In the parlor was another of Elizabeth’s suits draped over the back of a chair, tailored and pressed and waiting for him. He set the knife down on the seat of the chair and took the trousers off their hanger. He
held them up for Elizabeth to see. There was a subtle blue stripe in the black material and it shimmered in the light from the window. The homeowner, still tied tightly to a chair near the hearth, did not acknowledge Jack in any way. He stared into space, his eyes dead, his chest moving shallowly with each breath. Jack decided he would have to find a way to cheer Elizabeth up. He’d give it some thought when the other business of the day had been tended to.

He pulled the trousers on, thrilling at the feel of fabric against his skin, and left them unfastened, spreading his legs wide to keep the trousers from falling back down. He unbuttoned a dazzling white shirt, almost purple it was so pure and fresh, and he slipped his arms into the sleeves, shrugged the shirt up over his shoulders. He gathered the buttons in one hand and inserted them back into the holes, starting from the collar and working his way down his chest and abdomen, taking care not to drop any of them on the floor. Getting dressed was a thing so many took for granted, and yet he had not performed this simple daily operation in a very long time. He wanted to enjoy the process. He tucked the tail of the shirt into the top of the trousers and fastened the hooks on the fly. He wondered briefly why the front of a pair of trousers was called a fly, and he thought of his own stupid fly, his Peter, his rock, on the floor in the hallway upstairs, sleeping and missing the splendor of this ritual. He found the cufflinks, pretty chunks of silver with a blue porcelain inlay, and fixed his cuffs. He moved the knife and sat in the chair
and pulled on a pair of sheer black hose that the tailor had left for him there. Elizabeth’s shoes were perhaps a bit loose, and Jack got up and went back to the kitchen, found a folded bit of butcher paper in the garbage that still smelled of meat. He took it back to the parlor, tore it in half, and stuffed the crumpled
bits of it in the ends of the shoes.

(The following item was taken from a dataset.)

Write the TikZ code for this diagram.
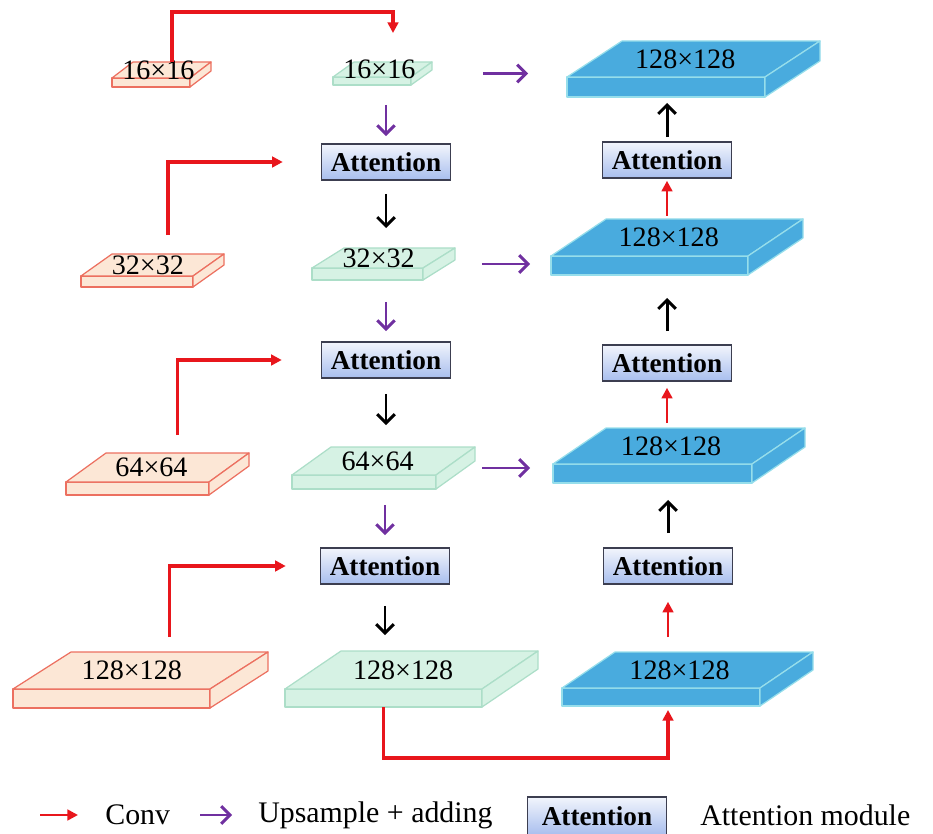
\documentclass[tikz,border=0pt]{standalone}
\usepackage{fontspec}
\setmainfont{Liberation Serif}
\usetikzlibrary{arrows.meta}
\usetikzlibrary{calc}
\usetikzlibrary{positioning}

\definecolor{orfill}{RGB}{252,231,214}
\definecolor{ordraw}{RGB}{236,112,96}
\definecolor{grfill}{RGB}{214,242,228}
\definecolor{grdraw}{RGB}{172,222,200}
\definecolor{blfill}{RGB}{73,171,222}
\definecolor{bldraw}{RGB}{150,222,235}
\definecolor{convred}{RGB}{232,22,28}
\definecolor{upspurple}{RGB}{112,48,160}
\definecolor{attdraw}{RGB}{60,62,80}
\definecolor{atttop}{RGB}{242,245,252}
\definecolor{attbot}{RGB}{168,190,238}

\tikzset{
  orslab/.style={fill=orfill,draw=ordraw,line width=0.7pt,line join=round},
  grslab/.style={fill=grfill,draw=grdraw,line width=0.7pt,line join=round},
  blslab/.style={fill=blfill,draw=bldraw,line width=0.7pt,line join=round},
  slabtext/.style={inner sep=0pt,font=\fontsize{16}{18}\selectfont},
  attbox/.style={draw=attdraw,line width=0.9pt,top color=atttop,bottom color=attbot,
    minimum width=2.58cm,minimum height=0.72cm,inner sep=0pt,
    font=\fontsize{15.5}{17}\selectfont\bfseries},
  legtext/.style={inner sep=0pt,font=\fontsize{17}{19}\selectfont},
  conv/.style={convred,line width=2pt,-{Triangle[length=6pt,width=6pt]}},
  ups/.style={upspurple,line width=1.7pt,-{Straight Barb[length=5pt,width=10pt]}},
  blk/.style={black,line width=1.7pt,-{Straight Barb[length=5pt,width=10pt]}},
  gap/.style 2 args={shorten <={#1*0.569pt},shorten >={#2*0.569pt}},
}

% #1 style, #2 name, #3 x, #4 bottom y, #5 width, #6 height, #7 dx, #8 dy, #9 label
\newcommand\slab[9]{
  \draw[#1] (#3,#4) rectangle ++(#5,-#6);
  \draw[#1] (#3,#4-#6) -- ++(#5,0) -- ++(#7,-#8) -- ++(-#5,0) -- cycle;
  \draw[#1] (#3+#5,#4-#6) -- ++(#7,-#8) -- ++(0,#6) -- ++(-#7,#8) -- cycle;
  \node[slabtext] (#2) at (#3+#5/2+#7*0.35,#4-#6-#8/2) {#9};
  \coordinate (#2-n) at (#3+#5/2+#7,#4-#6-#8);
  \coordinate (#2-s) at (#3+#5/2,#4);
  \coordinate (#2-e) at (#3+#5+#7,#4-#6/2-#8/2);
  \coordinate (#2-w) at (#3,#4-#6/2);
}

\begin{document}
\begin{tikzpicture}[x=0.02cm,y=-0.02cm]
  \useasboundingbox (0,0) rectangle (933,834);

  % encoder side
  \slab{orslab}{o16}{112}{87}{78}{9}{21}{16}{16×16}
  \slab{orslab}{o32}{81}{287}{112}{11}{31}{22}{32×32}
  \slab{orslab}{o64}{66}{495}{143}{13}{40}{29}{64×64}
  \slab{orslab}{o128}{13}{708}{197}{19}{58}{37}{128×128}

  % upsampling path
  \slab{grslab}{g16}{333}{85}{78}{8}{21}{15}{16×16}
  \slab{grslab}{g32}{312}{280}{111}{12}{32}{20}{32×32}
  \slab{grslab}{g64}{292}{489}{144}{14}{39}{28}{64×64}
  \slab{grslab}{g128}{285}{707}{197}{18}{56}{38}{128×128}

  % output side
  \slab{blslab}{b1}{567}{97}{198}{20}{55}{36}{128×128}
  \slab{blslab}{b2}{551}{275}{197}{19}{55}{37}{128×128}
  \slab{blslab}{b3}{553}{483}{199}{19}{53}{36}{128×128}
  \slab{blslab}{b4}{562}{706}{198}{18}{53}{36}{128×128}

  \node[attbox] (att1) at (386,162) {Attention};
  \node[attbox] (att2) at (386,360) {Attention};
  \node[attbox] (att3) at (385,566) {Attention};
  \node[attbox] (att4) at (667,160) {Attention};
  \node[attbox] (att5) at (667,363) {Attention};
  \node[attbox] (att6) at (668,566) {Attention};

  % conv
  \draw[conv,gap={0}{29}] (o16-n) -- ++(0,-50) -| (g16-n);
  \draw[conv,gap={19}{38}] (o32-n) |- (att1);
  \draw[conv,gap={18}{39}] (o64-n) |- (att2);
  \draw[conv,gap={15}{34}] (o128-n) |- (att3);
  \draw[conv,gap={0}{4}] (g128-s) -- ++(0,51) -| (att6 |- b4-s);
  \draw[conv,line width=1.5pt,gap={15}{17}] (att6 |- b4-n) -- (att6);
  \draw[conv,line width=1.5pt,gap={5}{6}] (att5 |- b3-n) -- (att5);
  \draw[conv,line width=1.5pt,gap={3}{2}] (att4 |- b2-n) -- (att4);

  % upsample + adding
  \draw[ups,gap={20}{7}] (att1 |- g16-s) -- (att1);
  \draw[ups,gap={22}{10}] (att2 |- g32-s) -- (att2);
  \draw[ups,gap={16}{12}] (att3 |- g64-s) -- (att3);
  \draw[ups,gap={51}{39}] (g16-e) -- (g16-e -| b1-w);
  \draw[ups,gap={27}{21}] (g32-e) -- (g32-e -| b2-w);
  \draw[ups,gap={7}{23}] (g64-e) -- (g64-e -| b3-w);

  % attention outputs
  \draw[blk,gap={13}{20}] (att1) -- (att1 |- g32-n);
  \draw[blk,gap={15}{22}] (att2) -- (att2 |- g64-n);
  \draw[blk,gap={21}{16}] (att3) -- (att3 |- g128-n);
  \draw[blk,gap={14}{17}] (att6) -- (att6 |- b3-s);
  \draw[blk,gap={13}{23}] (att5) -- (att5 |- b2-s);
  \draw[blk,gap={4}{6}] (att4) -- (att4 |- b1-s);

  % legend
  \coordinate (lgred) at (40,815);
  \node[legtext,anchor=west] (lgconv) at (105,815) {Conv};
  \draw[conv,line width=1.5pt,gap={0}{27}] (lgred) -- (lgconv);
  \coordinate (lgups) at (200,815);
  \node[legtext,anchor=west] (lgupstext) at (258,815) {Upsample + adding};
  \draw[ups,gap={0}{26}] (lgups) -- (lgupstext);
  \node[attbox,minimum width=2.78cm,minimum height=0.76cm] (lgatt) at (597,816) {Attention};
  \node[legtext,anchor=west] (lgmod) at (700,815) {Attention module};

\end{tikzpicture}
\end{document}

Elizabeth looked up at him when he heard the sound of tearing paper, but immediately lost interest and returned his gaze to the nothingness he saw in the middle of the room. The shoes were a better fit with the paper in them, so Jack tied them with a double knot, stood and put on the waistcoat and the jacket, went back to the kitchen, and gazed at himself in the mirror on the back of the pantry door.

He looked magnificent.

He smoothed his long hair and walked down the hall. He had seen a coin purse on the chimneypiece and he found it again. He weighed it in the palm of his hand before slipping it into his pocket. He picked up the knife from the chair in the parlor and took it with him. He did not say good-bye to Elizabeth. If the homeowner chose to be rude and uncommunicative, Jack could match him. He put the knife in his medical bag on the floor and took a tall hat from the rack by the front door. He quietly snicked back the latch and opened the door, stood for a moment in the stream of sunlight that rushed in to greet him, then stepped outside and pulled the red door almost shut behind him. He took the four steps along the path in the little front garden, swinging his black leather bag by the handle, and went out by the gate. He passed a little girl playing across the lane. She stuck her tongue out at him and he wondered how it would look lined up next to the other tongues he had nailed to the mantel in Elizabeth’s parlor. But he smiled at the ill-mannered little girl and tipped his hat to the old lady he saw peering out the window next door. He walked away down the lane and turned the corner, and was gone.